# START OF Data lines
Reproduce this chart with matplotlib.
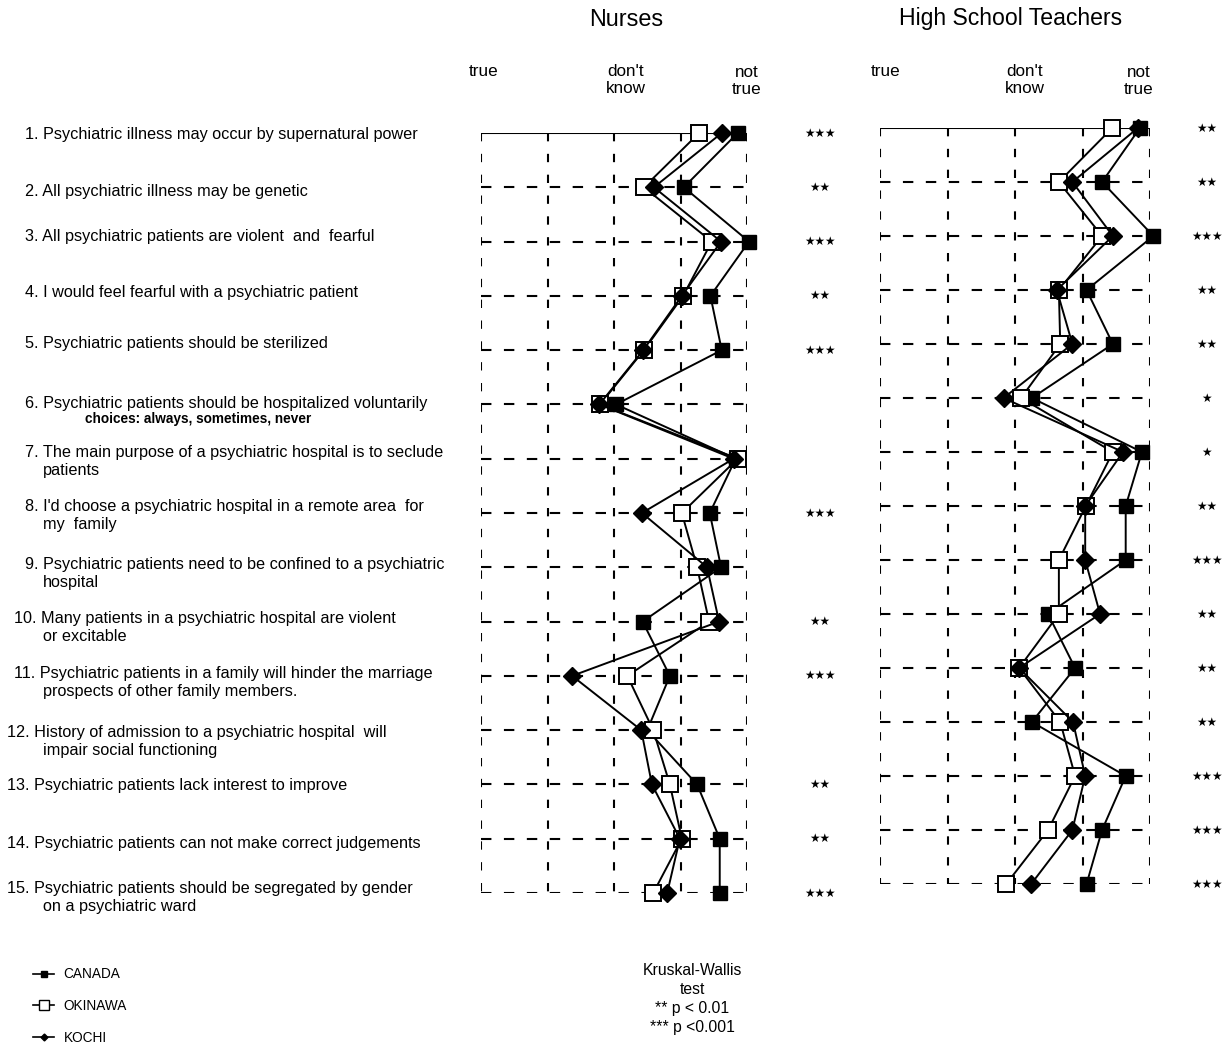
import matplotlib
matplotlib.use("Agg")
import matplotlib.pyplot as plt
from matplotlib.lines import Line2D
from matplotlib import transforms

plt.rcParams['font.family'] = ['Liberation Sans', 'DejaVu Sans']

# scale: 1 = true, 3 = don't know, 5 = not true
rows = list(range(1, 16))

questions = [
    ("1. Psychiatric illness may occur by supernatural power", None),
    ("2. All psychiatric illness may be genetic", None),
    ("3. All psychiatric patients are violent  and  fearful", None),
    ("4. I would feel fearful with a psychiatric patient", None),
    ("5. Psychiatric patients should be sterilized", None),
    ("6. Psychiatric patients should be hospitalized voluntarily", None),
    ("7. The main purpose of a psychiatric hospital is to seclude", "patients"),
    ("8. I'd choose a psychiatric hospital in a remote area  for", "my  family"),
    ("9. Psychiatric patients need to be confined to a psychiatric", "hospital"),
    ("10. Many patients in a psychiatric hospital are violent", "or excitable"),
    ("11. Psychiatric patients in a family will hinder the marriage", "prospects of other family members."),
    ("12. History of admission to a psychiatric hospital  will", "impair social functioning"),
    ("13. Psychiatric patients lack interest to improve", None),
    ("14. Psychiatric patients can not make correct judgements", None),
    ("15. Psychiatric patients should be segregated by gender", "on a psychiatric ward"),
]
q6_note = "choices: always, sometimes, never"

nurses_canada = [4.86, 4.05, 5.03, 4.45, 4.62, 3.03, 4.83, 4.44, 4.61, 3.43, 3.84, 3.50, 4.25, 4.59, 4.59]
nurses_okinawa = [4.28, 3.45, 4.47, 4.04, 3.45, 2.79, 4.86, 4.02, 4.25, 4.43, 3.20, 3.59, 3.84, 4.02, 3.59]
nurses_kochi = [4.62, 3.60, 4.61, 4.02, 3.44, 2.78, 4.80, 3.42, 4.40, 4.58, 2.37, 3.41, 3.57, 3.99, 3.80]
nurses_sig = ["***", "**", "***", "**", "***", "", "", "***", "", "**", "***", "", "**", "**", "***"]

teach_canada = [4.85, 4.29, 5.05, 4.06, 4.45, 3.25, 4.88, 4.64, 4.64, 3.49, 3.89, 3.25, 4.64, 4.29, 4.06]
teach_okinawa = [4.44, 3.65, 4.29, 3.65, 3.67, 3.09, 4.45, 4.05, 3.65, 3.65, 3.06, 3.67, 3.89, 3.49, 2.87]
teach_kochi = [4.82, 3.85, 4.45, 3.62, 3.85, 2.83, 4.60, 4.04, 4.04, 4.26, 3.06, 3.86, 4.04, 3.85, 3.24]
teach_sig = ["**", "**", "***", "**", "**", "*", "*", "**", "***", "**", "**", "**", "***", "***", "***"]

# small vertical nudges (px) of the question labels against their rows
label_up = [-1, -4, 5, 3, 7, 1, 6, 6, 3, 3, 2, -2, -1, -5, 5]

W, H = 1225, 1046
fig = plt.figure(figsize=(W / 100, H / 100), dpi=100)


def px_axes(x0, x1, y0, y1):
    return fig.add_axes([x0 / W, 1 - y1 / H, (x1 - x0) / W, (y1 - y0) / H])


def fx(x):
    return x / W


def fy(y):
    return 1 - y / H


def offset(dy_px):
    return transforms.ScaledTranslation(0, dy_px / 100, fig.dpi_scale_trans)


def draw_panel(ax, canada, okinawa, kochi, sig, star_x):
    ax.set_xlim(1, 5)
    ax.set_ylim(15, 1)
    ax.axis('off')
    ax.hlines(rows[1:], 1, 5, colors='k', linestyles=[(0, (5, 6))], lw=1.5, zorder=1)
    ax.hlines(1, 1, 5, colors='k', lw=1.5, zorder=1)
    ax.vlines([1, 2, 3, 4, 5], 1, 15, colors='k', linestyles=[(0, (4, 6))], lw=1.5, zorder=1)
    ax.plot(canada, rows, color='k', lw=1.4, marker='s', ms=10.5, mfc='k', mec='k',
            clip_on=False, zorder=3)
    ax.plot(okinawa, rows, color='k', lw=1.4, marker='s', ms=11, mfc='white', mec='k',
            mew=1.4, clip_on=False, zorder=4)
    ax.plot(kochi, rows, color='k', lw=1.4, marker='D', ms=9, mfc='k', mec='k',
            clip_on=False, zorder=5)
    for r, s in zip(rows, sig):
        if s:
            ax.text(star_x, r, '\u2605' * len(s), ha='center', va='center', fontsize=8.5,
                    family='DejaVu Sans', clip_on=False)


ax_n = px_axes(481, 747, 133, 893)
ax_t = px_axes(880, 1150, 128, 884)
draw_panel(ax_n, nurses_canada, nurses_okinawa, nurses_kochi, nurses_sig, 6.1)
draw_panel(ax_t, teach_canada, teach_okinawa, teach_kochi, teach_sig, 5.84)

# titles and scale headers
fig.text(fx(626), fy(19), "Nurses", ha='center', va='center', fontsize=16.8)
fig.text(fx(1011), fy(19), "High School Teachers", ha='center', va='center', fontsize=16.6)
for x0, x1, x2 in [(484, 626, 747), (886, 1025, 1139)]:
    fig.text(fx(x0), fy(71), "true", ha='center', va='center', fontsize=12.3)
    fig.text(fx(x1), fy(80), "don't\nknow", ha='center', va='center', fontsize=12.3, linespacing=1.15)
    fig.text(fx(x2), fy(81), "not\ntrue", ha='center', va='center', fontsize=12.3, linespacing=1.15)

# question labels, aligned with the nurses rows
tr = transforms.blended_transform_factory(fig.transFigure, ax_n.transData)
for i, (main, cont) in enumerate(questions):
    r = rows[i]
    if i < 9:
        x0 = 25
    elif i < 11:
        x0 = 14
    else:
        x0 = 7
    up = label_up[i]
    fig.text(fx(x0), r, main, transform=tr + offset(up), ha='left', va='center', fontsize=11.7)
    if cont:
        fig.text(fx(43), r, cont, transform=tr + offset(up - 18), ha='left', va='center',
                 fontsize=11.7)
    if i == 5:
        fig.text(fx(85), r, q6_note, transform=tr + offset(up - 16), ha='left', va='center',
                 fontsize=9.8, fontweight='bold')

# legend
handles = [
    Line2D([], [], color='k', lw=1.2, marker='s', ms=4, mfc='k', mec='k'),
    Line2D([], [], color='k', lw=1.2, marker='s', ms=7, mfc='white', mec='k'),
    Line2D([], [], color='k', lw=1.2, marker='D', ms=3.5, mfc='k', mec='k'),
]
fig.legend(handles, ["CANADA", "OKINAWA", "KOCHI"], loc='upper left',
           bbox_to_anchor=(fx(28), fy(962)), frameon=False, fontsize=9.8,
           labelspacing=1.3, handlelength=1.5, handletextpad=0.7, borderaxespad=0)

fig.text(fx(692), fy(999), "Kruskal-Wallis\ntest\n** p < 0.01\n*** p <0.001",
         ha='center', va='center', fontsize=11.3, linespacing=1.35)

fig.savefig("out.png", dpi=100)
# END OF Data lines
From the material given, work out how many lines hold the string "with"; state that number and nothing further.

Task answer:
3